Hi
This question first appeared at the PerlMonks website
(http://www.perlmonks.org/index.pl?node_id=218054). It was suggested that I post the
question and answer (from Damian) here, as others might find it of interest.
Best wishes.
Kevin
Q:
Given the following code:
=========================
use strict;
use warnings;
use Parse::RecDescent;
my $grammar = 'startrule: ( "aa" | "a" ) "a"';
my $parser = Parse::RecDescent->new($grammar);
my $text = 'aa';
print defined($parser->startrule($text)) ? "Good!\n" : "Bad!\n";
=========================
the output is "Bad!". The reason is that the first branch of the alternation matched,
then the next subrule failed.
Now, I understand from the P::RD manpage that bottom-up parsers try all possible
matches and select the longest one, so I guess the yacc equivalent would have worked.
However, I still found the behaviour of P::RD a little surprising.
My question is: Is there any way to persuade a top-down parser like P::RD to accept
the above text as valid? I know that, in this simple example, I could easily rewrite
the grammar (either by saying ("a" | "aa" ) "a" or "aa" a" | "a" "a"). What I mean is:
Is there any additional feature I have missed which would allow the grammar as is to
parse the text successfully?
To put the question another way, can I get P::RD to behave more like a regex engine?
After all, even an NFA engine would backtrack to try all possible alternatives before
failing :-) (Perhaps parsers just do not backtrack past individual subrules under any
circumstances.)
A:
The answer is that RecDescent parsers do not work that way. They don't backtrack on
failure; they just fail. Of course, there's nothing to prevent a recursive descent
parser from incorporating backtracking too, but RecDescent doesn't.
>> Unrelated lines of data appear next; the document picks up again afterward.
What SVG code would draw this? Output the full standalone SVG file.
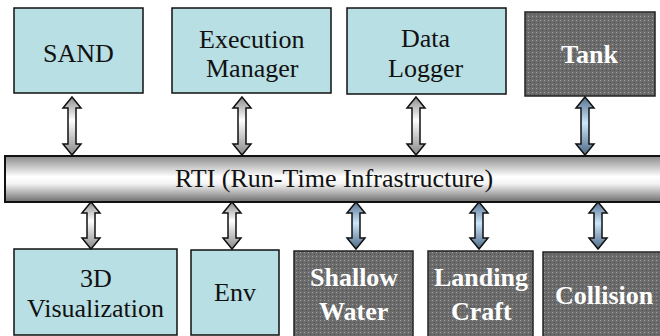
<svg xmlns="http://www.w3.org/2000/svg" width="660" height="336" viewBox="0 0 660 336">
<defs>
<pattern id="dots" width="4" height="4" patternUnits="userSpaceOnUse">
<rect width="4" height="4" fill="#6c6c6c"/>
<rect x="0" y="0" width="1" height="1" fill="#a0a0a0"/>
<rect x="2" y="2" width="1" height="1" fill="#4a4a4a"/>
</pattern>
<linearGradient id="bar" x1="0" y1="0" x2="0" y2="1">
<stop offset="0" stop-color="#8a8a8a"/>
<stop offset="0.45" stop-color="#ffffff"/>
<stop offset="0.6" stop-color="#f4f4f4"/>
<stop offset="1" stop-color="#6e6e6e"/>
</linearGradient>
<linearGradient id="gg" x1="0" y1="0" x2="0" y2="1">
<stop offset="0" stop-color="#8c8c8c"/>
<stop offset="0.4" stop-color="#ffffff"/>
<stop offset="1" stop-color="#888888"/>
</linearGradient>
<linearGradient id="bg" x1="0" y1="0" x2="0" y2="1">
<stop offset="0" stop-color="#56728f"/>
<stop offset="0.45" stop-color="#cce6fb"/>
<stop offset="1" stop-color="#4d6884"/>
</linearGradient>
<path id="aT" d="M0,0 L9,11 L4,11 L4,47 L9,47 L0,58 L-9,47 L-4,47 L-4,11 L-9,11 Z" stroke="#111" stroke-width="1.5"/>
<path id="aB" d="M0,0 L9,11 L4,11 L4,36 L9,36 L0,47 L-9,36 L-4,36 L-4,11 L-9,11 Z" stroke="#111" stroke-width="1.5"/>
</defs>

<g id="rti">
<rect x="5" y="156" width="665" height="46" fill="url(#bar)" stroke="#111" stroke-width="2"/>
<text x="175" y="187" font-family="Liberation Serif" font-size="26" fill="#111">RTI (Run-Time Infrastructure)</text>
</g>

<g id="sand"><rect x="14" y="8" width="129" height="85" fill="#b8dfe3" stroke="#111" stroke-width="1.5"/>
<text x="43" y="62" font-family="Liberation Serif" font-size="26" fill="#111">SAND</text></g>
<g id="exec"><rect x="172" y="8" width="159" height="85" fill="#b8dfe3" stroke="#111" stroke-width="1.5"/>
<text x="199" y="48" font-family="Liberation Serif" font-size="26" fill="#111">Execution</text>
<text x="206" y="77" font-family="Liberation Serif" font-size="26" fill="#111">Manager</text></g>
<g id="logger"><rect x="347" y="8" width="159" height="86" fill="#b8dfe3" stroke="#111" stroke-width="1.5"/>
<text x="401" y="47" font-family="Liberation Serif" font-size="26" fill="#111">Data</text>
<text x="388" y="77" font-family="Liberation Serif" font-size="26" fill="#111">Logger</text></g>
<g id="tank"><rect x="525" y="12" width="130" height="84" fill="url(#dots)" stroke="#222" stroke-width="1.5"/>
<text x="561" y="63" font-family="Liberation Serif" font-size="26" font-weight="bold" fill="#fff">Tank</text></g>

<g id="vis"><rect x="14" y="249" width="163" height="86" fill="#b8dfe3" stroke="#111" stroke-width="1.5"/>
<text x="80" y="287" font-family="Liberation Serif" font-size="26" fill="#111">3D</text>
<text x="27" y="317" font-family="Liberation Serif" font-size="26" fill="#111">Visualization</text></g>
<g id="env"><rect x="191" y="250" width="88" height="85" fill="#b8dfe3" stroke="#111" stroke-width="1.5"/>
<text x="214" y="301" font-family="Liberation Serif" font-size="26" fill="#111">Env</text></g>
<g id="shallow"><rect x="294" y="251" width="119" height="90" fill="url(#dots)" stroke="#222" stroke-width="1.5"/>
<text x="310" y="286" font-family="Liberation Serif" font-size="26" font-weight="bold" fill="#fff">Shallow</text>
<text x="319" y="320" font-family="Liberation Serif" font-size="26" font-weight="bold" fill="#fff">Water</text></g>
<g id="landing"><rect x="428" y="251" width="105" height="90" fill="url(#dots)" stroke="#222" stroke-width="1.5"/>
<text x="434" y="286" font-family="Liberation Serif" font-size="26" font-weight="bold" fill="#fff">Landing</text>
<text x="451" y="320" font-family="Liberation Serif" font-size="26" font-weight="bold" fill="#fff">Craft</text></g>
<g id="collision"><rect x="543" y="252" width="125" height="90" fill="url(#dots)" stroke="#222" stroke-width="1.5"/>
<text x="555" y="304" font-family="Liberation Serif" font-size="26" font-weight="bold" fill="#fff">Collision</text></g>

<g id="connectors">
<use href="#aT" fill="url(#gg)" x="72" y="97"/>
<use href="#aT" fill="url(#gg)" x="242" y="97"/>
<use href="#aT" fill="url(#gg)" x="416" y="97"/>
<use href="#aT" fill="url(#bg)" x="585" y="97"/>
<use href="#aB" fill="url(#gg)" x="91" y="202"/>
<use href="#aB" fill="url(#gg)" x="232" y="202"/>
<use href="#aB" fill="url(#bg)" x="356" y="202"/>
<use href="#aB" fill="url(#bg)" x="479" y="202"/>
<use href="#aB" fill="url(#bg)" x="598" y="202"/>
</g>
</svg>
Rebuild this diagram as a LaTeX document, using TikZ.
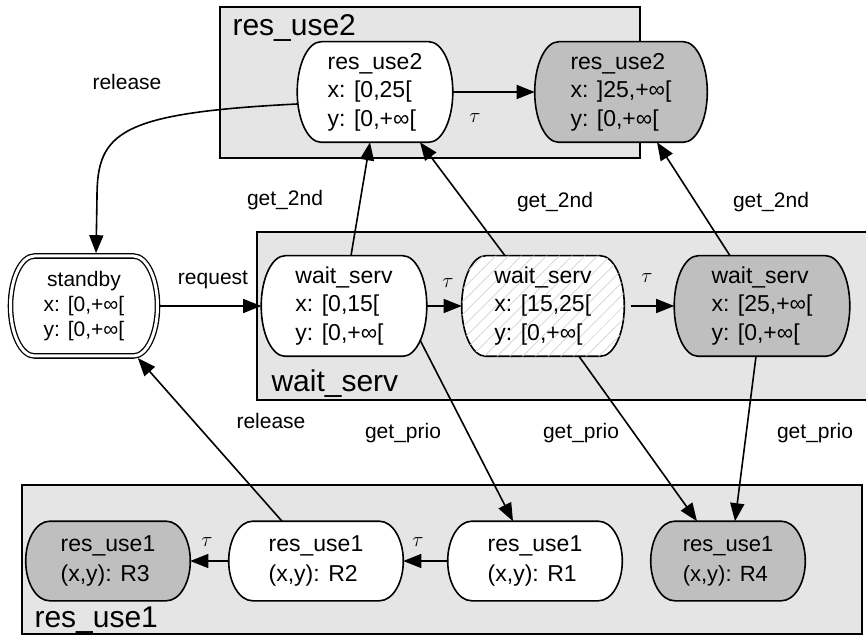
\documentclass[tikz,border=0pt]{standalone}
\usepackage{fontspec}
\setmainfont{Liberation Sans}
\usetikzlibrary{arrows.meta,patterns.meta,calc}
\pgfdeclarelayer{bg}
\pgfdeclarelayer{blob}
\pgfsetlayers{bg,blob,main}

\tikzset{
  state/.style={rectangle, line width=1.6pt, align=left, font=\fontsize{23}{28.5}\selectfont, minimum height=99pt},
  small/.style={minimum height=78pt, font=\fontsize{23}{30}\selectfont},
  outline/.style={draw, line width=1.6pt},
  plainfill/.style={fill=white},
  greyfill/.style={fill=gray!50},
  hatchfill/.style={fill=white, postaction={pattern={Lines[angle=45,distance=9pt,line width=0.7pt]}, pattern color=gray!35}},
  cluster/.style={draw, line width=1.6pt, fill=gray!20},
  clabel/.style={anchor=base west, font=\fontsize{30}{36}\selectfont},
  trans/.style={line width=1.6pt, -{Triangle[length=18pt,width=14pt]}},
  lbl/.style={font=\fontsize{21}{25}\selectfont},
  tau/.style={font=\fontsize{20}{24}\selectfont},
}

\begin{document}
\begin{tikzpicture}[x=1pt,y=1pt]
\useasboundingbox (0,0) rectangle (866,637);
\begin{pgfonlayer}{bg}
\draw[cluster] (220,479) rectangle (640,630);
\draw[cluster] (257,237) rectangle (870,405);
\draw[cluster] (22,3) rectangle (862,152);
\end{pgfonlayer}
\node[clabel] (lres2) at (229,601) {res\_use2};
\node[clabel] (lwait) at (268,245) {wait\_serv};
\node[clabel] (lres1) at (31,10) {res\_use1};

\node[state, minimum width=154pt] (res2a) at (375,545) {res\_use2\\x: [0,25[\\y: [0,+∞[};
\node[state, minimum width=171pt] (res2b) at (621,545) {res\_use2\\x: ]25,+∞[\\y: [0,+∞[};
\node[state, line width=1.3pt, outer sep=0pt, minimum width=147pt, minimum height=100pt,
  align=center, font=\fontsize{21}{25}\selectfont] (stb) at (84,331) {standby\\x: [0,+∞[\\y: [0,+∞[};
\node[state, minimum width=164pt] (ws1) at (344,331) {wait\_serv\\x: [0,15[\\y: [0,+∞[};
\node[state, minimum width=161pt] (ws2) at (543,331) {wait\_serv\\x: [15,25[\\y: [0,+∞[};
\node[state, minimum width=174pt] (ws3) at (762,331) {wait\_serv\\x: [25,+∞[\\y: [0,+∞[};
\node[state, small, minimum width=163pt] (r3) at (108,76) {res\_use1\\(x,y): R3};
\node[state, small, minimum width=173pt] (r2) at (316,76) {res\_use1\\(x,y): R2};
\node[state, small, minimum width=173pt] (r1) at (535,76) {res\_use1\\(x,y): R1};
\node[state, small, minimum width=153pt, font=\fontsize{22}{30}\selectfont] (r4) at (728,76) {res\_use1\\(x,y): R4};

% rounded outlines behind the state texts
\begin{pgfonlayer}{blob}
\foreach \nd/\fl in {res2a/plainfill, res2b/greyfill, stb/plainfill, ws1/plainfill, ws2/hatchfill,
    ws3/greyfill, r3/greyfill, r2/plainfill, r1/plainfill, r4/greyfill}
  \draw[outline, \fl] let \p1=(\nd.north east), \p2=(\nd.south west), \n1={(\y1-\y2)/2} in
    (\x2+24pt,\y1) -- (\x1-24pt,\y1) arc[start angle=90, end angle=-90, x radius=24pt, y radius=\n1]
    -- (\x2+24pt,\y2) arc[start angle=270, end angle=90, x radius=24pt, y radius=\n1] -- cycle;
\draw[line width=1.3pt, double, double distance=3pt] let \p1=(stb.north east), \p2=(stb.south west), \n1={(\y1-\y2)/2} in
    (\x2+24pt,\y1) -- (\x1-24pt,\y1) arc[start angle=90, end angle=-90, x radius=24pt, y radius=\n1]
    -- (\x2+24pt,\y2) arc[start angle=270, end angle=90, x radius=24pt, y radius=\n1] -- cycle;
\end{pgfonlayer}

\draw[trans] (res2a.east) -- (res2b.west) node[tau] at (475,519) {$\tau$};
\draw[trans, shorten >=2.8pt] ([yshift=-12pt]res2a.west) .. controls (120,524) and (97,505) .. (97,440) -- ([xshift=12pt]stb.north)
  node[lbl] at (127,555) {release};
\draw[trans, shorten <=2.8pt] (stb.east) -- (ws1.west) node[lbl] at (213,357) {request};
\draw[trans] (ws1.east) -- (ws2.west) node[tau] at (448,354) {$\tau$};
\draw[trans, shorten <=7pt] (ws2.east) -- (ws3.west) node[tau] at (647,359) {$\tau$};
\draw[trans] ([xshift=7pt]ws1.north) -- ([xshift=-5pt]res2a.south) node[lbl] at (285,437) {get\_2nd};
\draw[trans] ([xshift=-38pt]ws2.north) -- ([xshift=45pt]res2a.south) node[lbl] at (555,435) {get\_2nd};
\draw[trans] ([xshift=-32pt]ws3.north) -- ([xshift=36pt]res2b.south) node[lbl] at (771,435) {get\_2nd};
\draw[trans] ([shift={(76pt,-34pt)}]ws1.center) -- ([xshift=-22pt]r1.north) node[lbl] at (403,204) {get\_prio};
\draw[trans] ([xshift=36pt]ws2.south) -- ([xshift=-31pt]r4.north) node[lbl] at (581,204) {get\_prio};
\draw[trans] ([xshift=-6pt]ws3.south) -- ([xshift=7pt]r4.north) node[lbl] at (815,204) {get\_prio};
\draw[trans, shorten >=2.8pt] ([xshift=-34pt]r2.north) -- ([xshift=52pt]stb.south) node[lbl] at (271,216) {release};
\draw[trans] (r2.west) -- (r3.east) node[tau] at (207,95) {$\tau$};
\draw[trans] (r1.west) -- (r2.east) node[tau] at (418,95) {$\tau$};
\end{tikzpicture}
\end{document}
So, if you need backtracking in part of your grammar, you need to use plain old
regexes there. Sorry.
Damian
+ANYTHING+BELOW+WAS+ADDED+AFTER+I+HIT+SEND+
Visit our website at http://www.ubswarburg.com
This message contains confidential information and is intended only
for the individual named. If you are not the named addressee you
should not disseminate, distribute or copy this e-mail. Please
notify the sender immediately by e-mail if you have received this
e-mail by mistake and delete this e-mail from your system.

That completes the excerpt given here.